Each of the first paragraphs of his reviews vary greatly. In the first paragraph of his review for "Raise the Red Lantern," he directly compares the film to "The Woman of the Dunes" and emphasizes the theme of oppression in both. In the one for “The Rules of the Game”, he recounts his experience watching the film in a college film club， and in the one for “A Sunday in the Country”, he offers a recap of a specific story from the film (All examples mentioned above are from his publication “The Great Moives”）. Additionally, the introductions and interpretations of films can appear at any parts in his articles, at the beginning, middle, or end. It’s light and enjoyable reading his works. I can even feel his mood while writing. Only someone who is passionate about movies and possesses a strong command of language can craft such reviews.
In addition to flexibility, his choice of words is precise, rigorous, and not intentionally flashy. For instance, in his brief review of "Bonnie and Clyde," he describes it as "a milestone in the history of American movies, a work of truth and brilliance. It is also pitilessly cruel, filled with sympathy, nauseating, funny, heartbreaking, and astonishingly beautiful. The fact that the story is set 35 years ago doesn't matter. It had to be set sometime, but it was made now and it's about us." The first two sentences demonstrate accurate expression, while the last one conveys beauty and thoughtfulness without complex words.

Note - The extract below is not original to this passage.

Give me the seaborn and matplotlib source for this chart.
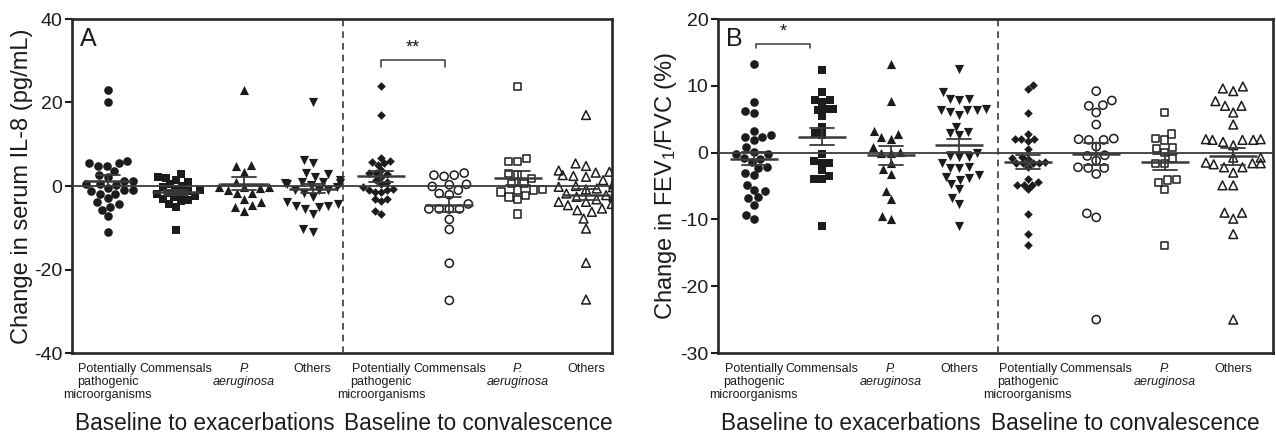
import numpy as np
import pandas as pd
import matplotlib
matplotlib.use("Agg")
import matplotlib.pyplot as plt
import matplotlib.transforms as mtransforms
import seaborn as sns

# ---------------------------------------------------------------
# Data (change from baseline, per patient)
# ---------------------------------------------------------------
group_keys = ["exa_ppm", "exa_com", "exa_pa", "exa_oth",
              "con_ppm", "con_com", "con_pa", "con_oth"]
tick_labels = ["Potentially\npathogenic\nmicroorganisms", "Commensals",
               "P.\naeruginosa", "Others"] * 2
period_labels = ["Baseline to exacerbations", "Baseline to convalescence"]

# Panel A: serum IL-8 (pg/mL)
il8_exa_ppm = [22.9, 20.0, 5.9, 5.4, 5.4, 4.7, 4.9, 3.6, 2.7, 2.2, 1.2, 1.2, 0.5, 0.5,
               0.3, -0.5, -0.9, -0.9, -1.2, -1.8, -1.8, -2.8, -3.9, -4.3, -5.1, -5.7,
               -7.3, -11.0]
il8_exa_com = [2.8, 2.2, 2.0, 1.5, 1.0, 0.5, 0.0, -0.3, -0.8, -1.0, -1.3, -1.6, -1.8,
               -2.0, -2.3, -2.6, -3.0, -3.3, -3.6, -4.2, -5.0, -10.5]
il8_exa_pa = [22.9, 5.0, 4.7, 3.4, 1.0, -0.2, -0.2, -0.2, -0.5, -0.9, -1.7, -1.7, -3.1,
              -3.9, -4.5, -5.1, -5.9]
il8_exa_oth = [20.2, 6.2, 5.4, 3.1, 2.8, 2.2, 1.5, 1.0, 1.0, 0.6, 0.6, 0.4, 0.2, -0.2,
               -0.9, -0.9, -1.0, -1.7, -2.7, -3.9, -4.3, -4.7, -4.9, -5.1, -5.5, -6.8,
               -10.3, -11.0]
il8_con_ppm = [23.9, 16.9, 6.7, 5.9, 5.8, 5.4, 5.0, 3.8, 3.1, 3.0, 2.8, 2.2, 1.4, 1.0,
               0.5, -0.3, -0.6, -0.9, -1.0, -1.4, -1.4, -3.1, -3.1, -3.5, -6.1, -6.7]
il8_con_com = [3.1, 2.6, 2.6, 2.3, 0.4, 0.3, -0.1, -1.0, -1.8, -2.1, -4.3, -5.5, -5.5,
               -5.5, -5.5, -8.0, -10.4, -18.5, -27.4]
il8_con_pa = [23.9, 6.6, 5.8, 5.8, 3.0, 2.6, 1.8, 0.6, 0.6, -0.9, -1.0, -1.0, -1.4,
              -2.2, -2.6, -3.3, -6.7]
il8_con_oth = [17.0, 5.4, 4.8, 3.7, 3.4, 3.2, 2.6, 2.4, 2.2, 1.4, 0.5, 0.0, -0.2, -0.3,
               -0.6, -0.8, -1.8, -2.2, -2.6, -2.6, -3.2, -3.8, -3.8, -4.3, -4.6, -5.4,
               -5.8, -6.2, -7.8, -10.2, -18.4, -27.2]

# Panel B: FEV1/FVC (%)
fev_exa_ppm = [13.2, 7.6, 6.2, 5.9, 3.3, 2.6, 2.4, 2.3, 1.9, 0.8, 0.1, -0.2, -0.2, -0.8,
               -0.9, -1.4, -2.2, -2.3, -3.1, -3.4, -4.8, -5.6, -5.8, -6.7, -6.8, -7.8,
               -9.3, -10.0]
fev_exa_com = [12.4, 9.0, 7.9, 7.8, 7.6, 6.5, 6.5, 6.4, 5.5, 3.9, 3.0, 2.6, -0.2, -1.2,
               -1.5, -1.5, -2.6, -3.5, -4.0, -4.0, -11.0]
fev_exa_pa = [13.2, 7.7, 3.3, 2.8, 2.4, 2.0, 0.8, 0.1, 0.0, 0.0, -1.5, -2.4, -3.2, -5.8,
              -7.0, -9.5, -10.0]
fev_exa_oth = [12.5, 9.0, 8.0, 8.0, 7.8, 6.6, 6.4, 6.4, 6.4, 6.1, 5.6, 3.9, 3.1, 2.9,
               2.6, 0.0, -0.5, -0.6, -0.6, -1.5, -2.1, -2.3, -2.3, -3.4, -3.6, -3.8,
               -4.1, -4.7, -5.5, -6.8, -7.7, -11.0]
fev_con_ppm = [10.1, 9.5, 6.0, 2.8, 2.1, 2.0, 2.0, 1.8, 0.6, -0.6, -0.8, -1.0, -1.4,
               -1.5, -1.5, -1.6, -1.6, -2.2, -4.0, -4.4, -4.8, -4.8, -4.8, -5.5, -9.2,
               -12.2, -13.9]
fev_con_com = [9.2, 7.8, 7.1, 7.0, 6.0, 4.2, 2.1, 2.0, 1.9, 1.9, 0.9, -0.4, -0.5, -1.2,
               -2.2, -2.3, -2.3, -3.2, -9.1, -9.7, -25.0]
fev_con_pa = [6.0, 2.8, 2.1, 1.9, 0.8, 0.6, 0.0, -0.9, -1.6, -1.6, -4.0, -4.1, -4.5,
              -5.5, -13.9]
fev_con_oth = [9.9, 9.6, 9.2, 7.7, 7.0, 7.0, 6.0, 4.2, 2.0, 2.0, 1.9, 1.9, 1.9, 1.6,
               1.1, -0.75, -0.75, -1.5, -1.6, -1.6, -1.75, -2.2, -2.2, -3.0, -4.9, -4.9,
               -9.0, -9.0, -9.9, -12.2, -25.0]

il8_groups = [il8_exa_ppm, il8_exa_com, il8_exa_pa, il8_exa_oth,
              il8_con_ppm, il8_con_com, il8_con_pa, il8_con_oth]
fev_groups = [fev_exa_ppm, fev_exa_com, fev_exa_pa, fev_exa_oth,
              fev_con_ppm, fev_con_com, fev_con_pa, fev_con_oth]

# marker style per group: (marker, size, filled)
marker_styles = [("o", 6.2, True), ("s", 5.3, True), ("^", 6.6, True), ("v", 6.6, True),
                 ("D", 4.4, True), ("o", 5.9, False), ("s", 5.3, False), ("^", 6.3, False)]

# ---------------------------------------------------------------
# Style
# ---------------------------------------------------------------
sns.set_style("white")
plt.rcParams["font.family"] = ["Liberation Sans", "DejaVu Sans"]
plt.rcParams["mathtext.fontset"] = "custom"
plt.rcParams["mathtext.rm"] = "Liberation Sans"
plt.rcParams["mathtext.it"] = "Liberation Sans:italic"
plt.rcParams["axes.unicode_minus"] = False

INK = "#1c1c1c"
LINE = "#3a3a3a"


def to_frame(groups):
    rows = []
    for key, vals in zip(group_keys, groups):
        for v in vals:
            rows.append((key, v))
    return pd.DataFrame(rows, columns=["group", "value"])


def draw_panel(ax, groups, ylim, yticks, ylabel, letter, divider, xright, bracket, stars):
    df = to_frame(groups)
    ax.axhline(0, color=LINE, lw=1.3, zorder=1)
    ax.axvline(divider, color=LINE, lw=1.2, ls=(0, (4, 3)), zorder=1)

    for key, (mk, sz, filled) in zip(group_keys, marker_styles):
        n_before = len(ax.collections)
        sns.swarmplot(data=df[df["group"] == key], x="group", y="value", order=group_keys,
                      marker=mk, size=sz, color=INK, linewidth=0, ax=ax, zorder=3)
        if not filled:
            for coll in ax.collections[n_before:]:
                coll.set_facecolor("none")
                coll.set_edgecolor(INK)
                coll.set_linewidth(1.1)

    # mean +/- SEM
    sns.pointplot(data=df, x="group", y="value", order=group_keys, estimator="mean",
                  errorbar="se", capsize=0.35, color=LINE, markers="_", linestyle="none",
                  markersize=34, markeredgewidth=1.8, err_kws={"linewidth": 1.3}, ax=ax)
    for ln in ax.lines:
        ln.set_zorder(4)

    # significance bracket
    bx0, bx1, by, bdrop = bracket
    ax.plot([bx0, bx0, bx1, bx1], [by - bdrop, by, by, by - bdrop], color=LINE, lw=1.1,
            clip_on=False)
    ax.text((bx0 + bx1) / 2, by + bdrop * 0.6, stars, ha="center", va="bottom",
            fontsize=13, color=INK)

    ax.set_ylim(*ylim)
    ax.set_yticks(yticks)
    ax.set_xlim(-0.52, xright)
    ax.set_xticks(range(len(group_keys)))
    ax.set_xticklabels(tick_labels, fontsize=9, color=INK, linespacing=1.1)
    for lab in ax.get_xticklabels():
        if "aeruginosa" in lab.get_text():
            lab.set_fontstyle("italic")
    ax.tick_params(axis="x", length=0, pad=7)
    ax.tick_params(axis="y", length=5, width=1.5, labelsize=14, colors=INK, pad=2,
                   direction="out", left=True)
    ax.set_xlabel("")
    ax.set_ylabel(ylabel, fontsize=17, color=INK, labelpad=1)
    for sp in ax.spines.values():
        sp.set_visible(True)
        sp.set_linewidth(1.9)
        sp.set_color("#262626")

    ax.text(0.015, 0.975, letter, transform=ax.transAxes, ha="left", va="top",
            fontsize=18, color=INK)

    trans = mtransforms.blended_transform_factory(ax.transData, ax.transAxes)
    ax.text(1.42, -0.21, period_labels[0], transform=trans, ha="center", va="center",
            fontsize=16.3, color=INK)
    ax.text(5.42, -0.21, period_labels[1], transform=trans, ha="center", va="center",
            fontsize=16.3, color=INK)


fig = plt.figure(figsize=(12.76, 4.36), dpi=100)
ax_a = fig.add_axes([72 / 1276, 1 - 353 / 436, (612 - 72) / 1276, (353 - 19) / 436])
ax_b = fig.add_axes([718 / 1276, 1 - 353 / 436, (1273 - 718) / 1276, (353 - 19) / 436])

draw_panel(ax_a, il8_groups, (-40, 40), [-40, -20, 0, 20, 40],
           "Change in serum IL-8 (pg/mL)", "A", 3.45, 7.38, (4.0, 4.94, 30.1, 1.5), "**")
draw_panel(ax_b, fev_groups, (-30, 20), [-30, -20, -10, 0, 10, 20],
           r"Change in FEV$_{\mathrm{1}}$/FVC (%)", "B", 3.57, 7.58, (0.04, 0.82, 16.3, 0.7), "*")

fig.savefig("out.png", dpi=100)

These traits of Roger Ebert’s reviews simplify complex film concepts, making them easy to understand. The film reviews cater to the interests of both avid moviegoers and casual viewers alike. Additionally, technical aspects are seldom mentioned in the reviews, as emphasis is placed on emotions and themes conveyed by the films. He believes that the true essence of this art form lies in guiding the audience to contemplate life, emotions, and humanity. Consequently, the critiques not only offer analysis of the films themselves, but also explorations into the cultural and societal values they represent.
In short, his film reviews incorporate a great deal of literary and artistic elements, making them a form of cultural commentary that everyone can understand. In his own words, "I discovered there was nothing like drinking with a crowd to make you a member. I copied the idealism and cynicism of the reporters. I spoke like they did."
I would like to mention another example: Mei Xuefeng, an excellent film critic on Peliplat, whose style is completely different from Roger Ebert's. His reviews may not be easy to follow at first, but after careful reading, you can appreciate its unique thoughts. Mei Xuefeng has a talent for finding unexpected connections between different films. In his review of "Oppenheimer's Success and Failures," he highlights the common thread of Greek Tragedy and the filmmaker's technical prowess as if he comes from a background in science and engineering. In his analysis of "Afire: The Price of Art," he uncovers the shared theme of exploring the darker side of art, similar to that of "In the House." Mei Xuefeng's writing style reflects his profound intellectual insight.
They make me realize that film criticism is a form of artistic creation. It is not bound by a fixed format, allowing critics to express their opinions freely. The content of film criticism is diverse, and it does not require the author to have a professional understanding of films or any specific qualifications. The only requirement is to approach the evaluation of the film with seriousness and sincerity.
Through film criticism, we enhance the dignity of the art form of film.